# Information provided:
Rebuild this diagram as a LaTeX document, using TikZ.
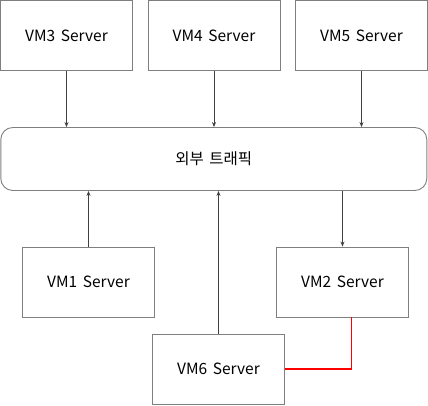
\documentclass[tikz,border=0pt]{standalone}
\usepackage{fontspec}
\setmainfont{Noto Sans CJK KR}[WordSpace=1.6]
\usetikzlibrary{arrows.meta, positioning, calc}
\definecolor{boxline}{HTML}{7F7F7F}
\definecolor{wire}{HTML}{404040}
\tikzset{
  server/.style={
    rectangle, minimum width=132pt, minimum height=70pt,
    draw=boxline, line width=0.9pt, font=\fontsize{15.5}{18}\selectfont
  },
  traffic/.style={
    rectangle, rounded corners=12pt, minimum width=426pt, minimum height=63pt,
    draw=boxline, line width=0.9pt, font=\fontsize{15.5}{18}\selectfont
  },
  flow/.style={
    -{Stealth[length=5pt,width=4pt]}, color=wire, line width=0.7pt
  },
  redlink/.style={
    draw=red, line width=1.2pt
  }
}
\begin{document}
\begin{tikzpicture}[x=1pt, y=-1pt]
  \useasboundingbox (0,0) rectangle (428,405);

  % upper servers
  \node[server] (vm3) at (66.5,35.5) {VM3 Server};
  \node[server] (vm4) at (214,35.5) {VM4 Server};
  \node[server] (vm5) at (361.5,35.5) {VM5 Server};

  % external traffic
  \node[traffic] (ext) at (213.8,159) {외부 트래픽};

  % lower servers
  \node[server] (vm1) at (88.5,282) {VM1 Server};
  \node[server] (vm2) at (342.5,282) {VM2 Server};
  \node[server] (vm6) at (218.5,369) {VM6 Server};

  % Arrows
  \draw[flow] (vm3) -- (vm3 |- ext.north);
  \draw[flow] (vm4) -- (vm4 |- ext.north);
  \draw[flow] (vm5) -- (vm5 |- ext.north);
  \draw[flow] (vm1) -- (vm1 |- ext.south);
  \draw[flow] (vm6) -- (vm6 |- ext.south);
  \draw[flow] (ext.south -| vm2) -- (vm2);
  \draw[redlink] (vm6.east) -| ([xshift=9pt]vm2.south);

\end{tikzpicture}
\end{document}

# Goal of the exercise:
Go through the listing above and write it all out exactly, leaving out any picture.

# Result for this exercise:
Rebuild this diagram as a LaTeX document, using TikZ.
\documentclass[tikz,border=0pt]{standalone}
\usepackage{fontspec}
\setmainfont{Noto Sans CJK KR}[WordSpace=1.6]
\usetikzlibrary{arrows.meta, positioning, calc}
\definecolor{boxline}{HTML}{7F7F7F}
\definecolor{wire}{HTML}{404040}
\tikzset{
  server/.style={
    rectangle, minimum width=132pt, minimum height=70pt,
    draw=boxline, line width=0.9pt, font=\fontsize{15.5}{18}\selectfont
  },
  traffic/.style={
    rectangle, rounded corners=12pt, minimum width=426pt, minimum height=63pt,
    draw=boxline, line width=0.9pt, font=\fontsize{15.5}{18}\selectfont
  },
  flow/.style={
    -{Stealth[length=5pt,width=4pt]}, color=wire, line width=0.7pt
  },
  redlink/.style={
    draw=red, line width=1.2pt
  }
}
\begin{document}
\begin{tikzpicture}[x=1pt, y=-1pt]
  \useasboundingbox (0,0) rectangle (428,405);

  % upper servers
  \node[server] (vm3) at (66.5,35.5) {VM3 Server};
  \node[server] (vm4) at (214,35.5) {VM4 Server};
  \node[server] (vm5) at (361.5,35.5) {VM5 Server};

  % external traffic
  \node[traffic] (ext) at (213.8,159) {외부 트래픽};

  % lower servers
  \node[server] (vm1) at (88.5,282) {VM1 Server};
  \node[server] (vm2) at (342.5,282) {VM2 Server};
  \node[server] (vm6) at (218.5,369) {VM6 Server};

  % Arrows
  \draw[flow] (vm3) -- (vm3 |- ext.north);
  \draw[flow] (vm4) -- (vm4 |- ext.north);
  \draw[flow] (vm5) -- (vm5 |- ext.north);
  \draw[flow] (vm1) -- (vm1 |- ext.south);
  \draw[flow] (vm6) -- (vm6 |- ext.south);
  \draw[flow] (ext.south -| vm2) -- (vm2);
  \draw[redlink] (vm6.east) -| ([xshift=9pt]vm2.south);

\end{tikzpicture}
\end{document}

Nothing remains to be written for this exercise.